• [What needs to be done]: Reproduce the listing exactly, with no pictures in your copy.

• [Material provided]:
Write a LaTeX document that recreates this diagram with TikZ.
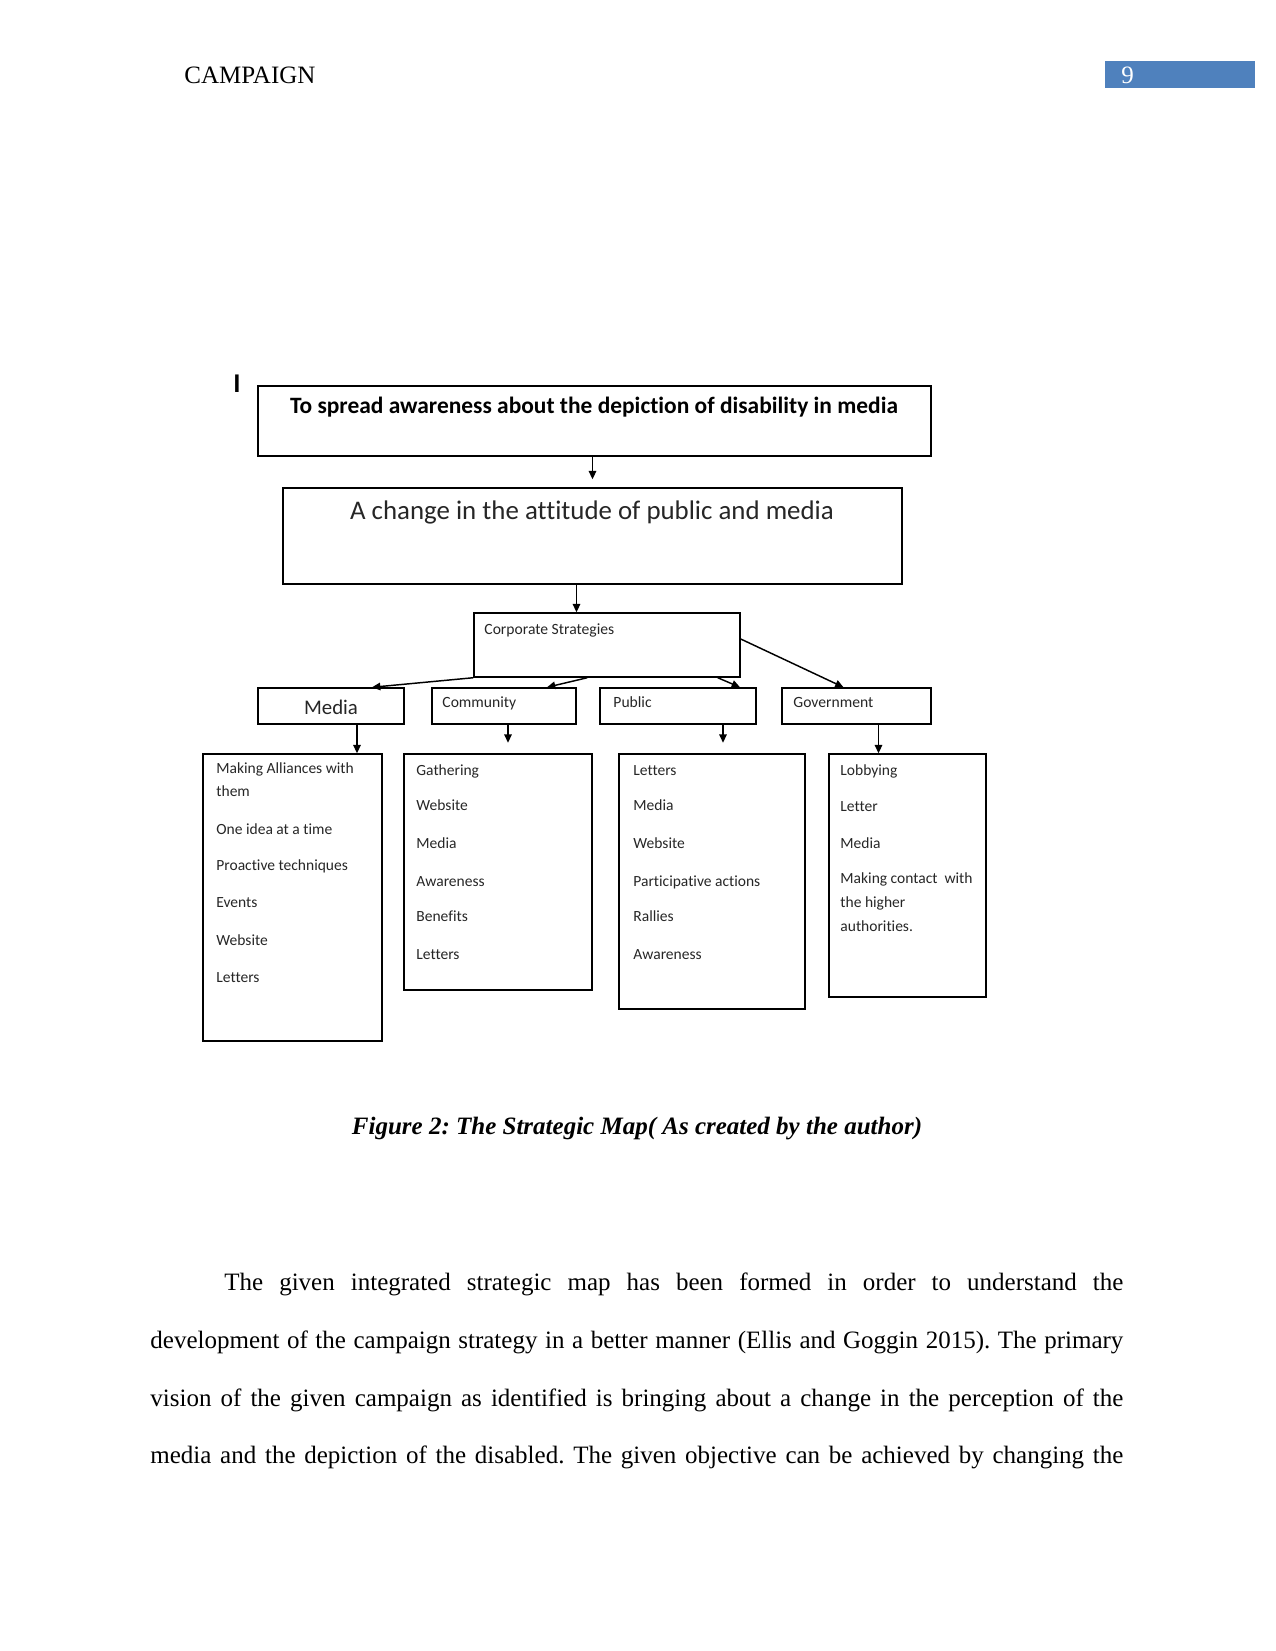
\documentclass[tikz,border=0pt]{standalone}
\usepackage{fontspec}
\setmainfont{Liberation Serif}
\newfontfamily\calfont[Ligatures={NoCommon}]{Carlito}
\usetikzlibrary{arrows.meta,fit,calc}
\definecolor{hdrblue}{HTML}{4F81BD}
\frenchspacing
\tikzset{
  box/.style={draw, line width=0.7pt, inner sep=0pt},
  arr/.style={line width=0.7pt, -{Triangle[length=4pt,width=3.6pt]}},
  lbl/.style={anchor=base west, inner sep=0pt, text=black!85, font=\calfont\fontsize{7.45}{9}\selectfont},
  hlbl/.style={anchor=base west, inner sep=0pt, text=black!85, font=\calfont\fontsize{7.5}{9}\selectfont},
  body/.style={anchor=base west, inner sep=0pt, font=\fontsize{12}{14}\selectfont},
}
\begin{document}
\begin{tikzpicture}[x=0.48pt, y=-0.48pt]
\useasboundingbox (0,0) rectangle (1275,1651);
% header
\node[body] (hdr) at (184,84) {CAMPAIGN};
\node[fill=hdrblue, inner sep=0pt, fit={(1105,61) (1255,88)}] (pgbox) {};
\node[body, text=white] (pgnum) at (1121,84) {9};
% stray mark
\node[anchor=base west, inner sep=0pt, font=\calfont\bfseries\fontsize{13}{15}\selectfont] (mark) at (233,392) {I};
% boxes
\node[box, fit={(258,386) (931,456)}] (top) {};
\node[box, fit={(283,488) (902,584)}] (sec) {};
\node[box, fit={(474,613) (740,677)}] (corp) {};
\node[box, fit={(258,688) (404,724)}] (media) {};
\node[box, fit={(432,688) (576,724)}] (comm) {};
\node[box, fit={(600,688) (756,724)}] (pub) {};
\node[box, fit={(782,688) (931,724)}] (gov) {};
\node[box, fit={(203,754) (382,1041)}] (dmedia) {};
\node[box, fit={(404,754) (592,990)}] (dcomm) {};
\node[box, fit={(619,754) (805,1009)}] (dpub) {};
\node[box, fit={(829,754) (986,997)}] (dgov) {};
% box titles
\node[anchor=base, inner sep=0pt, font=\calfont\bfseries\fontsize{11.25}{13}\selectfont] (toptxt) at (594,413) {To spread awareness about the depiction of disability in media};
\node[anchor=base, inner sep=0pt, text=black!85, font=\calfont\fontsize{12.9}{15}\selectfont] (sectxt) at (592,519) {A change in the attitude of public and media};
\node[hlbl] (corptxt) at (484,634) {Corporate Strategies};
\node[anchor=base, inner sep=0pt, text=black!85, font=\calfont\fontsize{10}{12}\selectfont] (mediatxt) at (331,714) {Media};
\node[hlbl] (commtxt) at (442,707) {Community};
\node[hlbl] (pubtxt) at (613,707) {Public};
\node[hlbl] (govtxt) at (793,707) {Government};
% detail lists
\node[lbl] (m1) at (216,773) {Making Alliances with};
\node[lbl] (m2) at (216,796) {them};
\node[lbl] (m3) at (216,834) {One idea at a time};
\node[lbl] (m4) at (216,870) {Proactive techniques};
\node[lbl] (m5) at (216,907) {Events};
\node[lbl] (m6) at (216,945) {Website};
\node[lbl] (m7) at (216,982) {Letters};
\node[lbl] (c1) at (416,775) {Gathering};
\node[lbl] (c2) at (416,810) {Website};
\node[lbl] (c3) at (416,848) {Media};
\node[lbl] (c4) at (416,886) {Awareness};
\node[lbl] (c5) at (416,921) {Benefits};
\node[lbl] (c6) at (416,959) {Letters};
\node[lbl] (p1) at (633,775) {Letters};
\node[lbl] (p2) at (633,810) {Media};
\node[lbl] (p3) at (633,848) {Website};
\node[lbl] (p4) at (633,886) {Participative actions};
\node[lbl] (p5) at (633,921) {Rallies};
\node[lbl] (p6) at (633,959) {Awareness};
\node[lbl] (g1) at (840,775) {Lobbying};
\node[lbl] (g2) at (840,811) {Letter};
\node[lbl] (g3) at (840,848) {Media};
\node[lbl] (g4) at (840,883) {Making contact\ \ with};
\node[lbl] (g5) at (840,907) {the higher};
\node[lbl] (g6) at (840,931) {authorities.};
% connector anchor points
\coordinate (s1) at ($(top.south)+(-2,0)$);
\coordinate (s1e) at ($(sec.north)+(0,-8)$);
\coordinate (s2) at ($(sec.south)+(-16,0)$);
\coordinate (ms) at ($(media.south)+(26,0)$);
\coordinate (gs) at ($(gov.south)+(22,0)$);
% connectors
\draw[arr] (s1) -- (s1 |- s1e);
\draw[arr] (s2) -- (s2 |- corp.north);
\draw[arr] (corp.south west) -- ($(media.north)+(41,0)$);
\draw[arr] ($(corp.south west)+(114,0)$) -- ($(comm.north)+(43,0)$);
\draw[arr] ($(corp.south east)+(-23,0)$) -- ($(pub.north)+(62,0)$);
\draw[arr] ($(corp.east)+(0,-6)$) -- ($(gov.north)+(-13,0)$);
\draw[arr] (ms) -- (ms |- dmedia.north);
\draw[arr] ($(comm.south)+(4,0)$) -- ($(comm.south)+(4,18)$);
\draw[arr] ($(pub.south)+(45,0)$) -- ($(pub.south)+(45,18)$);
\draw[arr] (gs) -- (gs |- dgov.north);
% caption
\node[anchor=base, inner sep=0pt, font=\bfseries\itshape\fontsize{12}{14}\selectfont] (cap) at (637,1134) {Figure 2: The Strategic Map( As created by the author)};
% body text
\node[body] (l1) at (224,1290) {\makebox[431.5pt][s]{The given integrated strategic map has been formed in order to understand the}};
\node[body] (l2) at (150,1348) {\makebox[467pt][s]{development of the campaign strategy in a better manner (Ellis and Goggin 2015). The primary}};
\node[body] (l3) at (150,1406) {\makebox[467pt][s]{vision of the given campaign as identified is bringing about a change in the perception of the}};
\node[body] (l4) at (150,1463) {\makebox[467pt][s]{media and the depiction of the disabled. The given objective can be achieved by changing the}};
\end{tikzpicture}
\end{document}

• [Output of the exercise]:
Write a LaTeX document that recreates this diagram with TikZ.
\documentclass[tikz,border=0pt]{standalone}
\usepackage{fontspec}
\setmainfont{Liberation Serif}
\newfontfamily\calfont[Ligatures={NoCommon}]{Carlito}
\usetikzlibrary{arrows.meta,fit,calc}
\definecolor{hdrblue}{HTML}{4F81BD}
\frenchspacing
\tikzset{
  box/.style={draw, line width=0.7pt, inner sep=0pt},
  arr/.style={line width=0.7pt, -{Triangle[length=4pt,width=3.6pt]}},
  lbl/.style={anchor=base west, inner sep=0pt, text=black!85, font=\calfont\fontsize{7.45}{9}\selectfont},
  hlbl/.style={anchor=base west, inner sep=0pt, text=black!85, font=\calfont\fontsize{7.5}{9}\selectfont},
  body/.style={anchor=base west, inner sep=0pt, font=\fontsize{12}{14}\selectfont},
}
\begin{document}
\begin{tikzpicture}[x=0.48pt, y=-0.48pt]
\useasboundingbox (0,0) rectangle (1275,1651);
% header
\node[body] (hdr) at (184,84) {CAMPAIGN};
\node[fill=hdrblue, inner sep=0pt, fit={(1105,61) (1255,88)}] (pgbox) {};
\node[body, text=white] (pgnum) at (1121,84) {9};
% stray mark
\node[anchor=base west, inner sep=0pt, font=\calfont\bfseries\fontsize{13}{15}\selectfont] (mark) at (233,392) {I};
% boxes
\node[box, fit={(258,386) (931,456)}] (top) {};
\node[box, fit={(283,488) (902,584)}] (sec) {};
\node[box, fit={(474,613) (740,677)}] (corp) {};
\node[box, fit={(258,688) (404,724)}] (media) {};
\node[box, fit={(432,688) (576,724)}] (comm) {};
\node[box, fit={(600,688) (756,724)}] (pub) {};
\node[box, fit={(782,688) (931,724)}] (gov) {};
\node[box, fit={(203,754) (382,1041)}] (dmedia) {};
\node[box, fit={(404,754) (592,990)}] (dcomm) {};
\node[box, fit={(619,754) (805,1009)}] (dpub) {};
\node[box, fit={(829,754) (986,997)}] (dgov) {};
% box titles
\node[anchor=base, inner sep=0pt, font=\calfont\bfseries\fontsize{11.25}{13}\selectfont] (toptxt) at (594,413) {To spread awareness about the depiction of disability in media};
\node[anchor=base, inner sep=0pt, text=black!85, font=\calfont\fontsize{12.9}{15}\selectfont] (sectxt) at (592,519) {A change in the attitude of public and media};
\node[hlbl] (corptxt) at (484,634) {Corporate Strategies};
\node[anchor=base, inner sep=0pt, text=black!85, font=\calfont\fontsize{10}{12}\selectfont] (mediatxt) at (331,714) {Media};
\node[hlbl] (commtxt) at (442,707) {Community};
\node[hlbl] (pubtxt) at (613,707) {Public};
\node[hlbl] (govtxt) at (793,707) {Government};
% detail lists
\node[lbl] (m1) at (216,773) {Making Alliances with};
\node[lbl] (m2) at (216,796) {them};
\node[lbl] (m3) at (216,834) {One idea at a time};
\node[lbl] (m4) at (216,870) {Proactive techniques};
\node[lbl] (m5) at (216,907) {Events};
\node[lbl] (m6) at (216,945) {Website};
\node[lbl] (m7) at (216,982) {Letters};
\node[lbl] (c1) at (416,775) {Gathering};
\node[lbl] (c2) at (416,810) {Website};
\node[lbl] (c3) at (416,848) {Media};
\node[lbl] (c4) at (416,886) {Awareness};
\node[lbl] (c5) at (416,921) {Benefits};
\node[lbl] (c6) at (416,959) {Letters};
\node[lbl] (p1) at (633,775) {Letters};
\node[lbl] (p2) at (633,810) {Media};
\node[lbl] (p3) at (633,848) {Website};
\node[lbl] (p4) at (633,886) {Participative actions};
\node[lbl] (p5) at (633,921) {Rallies};
\node[lbl] (p6) at (633,959) {Awareness};
\node[lbl] (g1) at (840,775) {Lobbying};
\node[lbl] (g2) at (840,811) {Letter};
\node[lbl] (g3) at (840,848) {Media};
\node[lbl] (g4) at (840,883) {Making contact\ \ with};
\node[lbl] (g5) at (840,907) {the higher};
\node[lbl] (g6) at (840,931) {authorities.};
% connector anchor points
\coordinate (s1) at ($(top.south)+(-2,0)$);
\coordinate (s1e) at ($(sec.north)+(0,-8)$);
\coordinate (s2) at ($(sec.south)+(-16,0)$);
\coordinate (ms) at ($(media.south)+(26,0)$);
\coordinate (gs) at ($(gov.south)+(22,0)$);
% connectors
\draw[arr] (s1) -- (s1 |- s1e);
\draw[arr] (s2) -- (s2 |- corp.north);
\draw[arr] (corp.south west) -- ($(media.north)+(41,0)$);
\draw[arr] ($(corp.south west)+(114,0)$) -- ($(comm.north)+(43,0)$);
\draw[arr] ($(corp.south east)+(-23,0)$) -- ($(pub.north)+(62,0)$);
\draw[arr] ($(corp.east)+(0,-6)$) -- ($(gov.north)+(-13,0)$);
\draw[arr] (ms) -- (ms |- dmedia.north);
\draw[arr] ($(comm.south)+(4,0)$) -- ($(comm.south)+(4,18)$);
\draw[arr] ($(pub.south)+(45,0)$) -- ($(pub.south)+(45,18)$);
\draw[arr] (gs) -- (gs |- dgov.north);
% caption
\node[anchor=base, inner sep=0pt, font=\bfseries\itshape\fontsize{12}{14}\selectfont] (cap) at (637,1134) {Figure 2: The Strategic Map( As created by the author)};
% body text
\node[body] (l1) at (224,1290) {\makebox[431.5pt][s]{The given integrated strategic map has been formed in order to understand the}};
\node[body] (l2) at (150,1348) {\makebox[467pt][s]{development of the campaign strategy in a better manner (Ellis and Goggin 2015). The primary}};
\node[body] (l3) at (150,1406) {\makebox[467pt][s]{vision of the given campaign as identified is bringing about a change in the perception of the}};
\node[body] (l4) at (150,1463) {\makebox[467pt][s]{media and the depiction of the disabled. The given objective can be achieved by changing the}};
\end{tikzpicture}
\end{document}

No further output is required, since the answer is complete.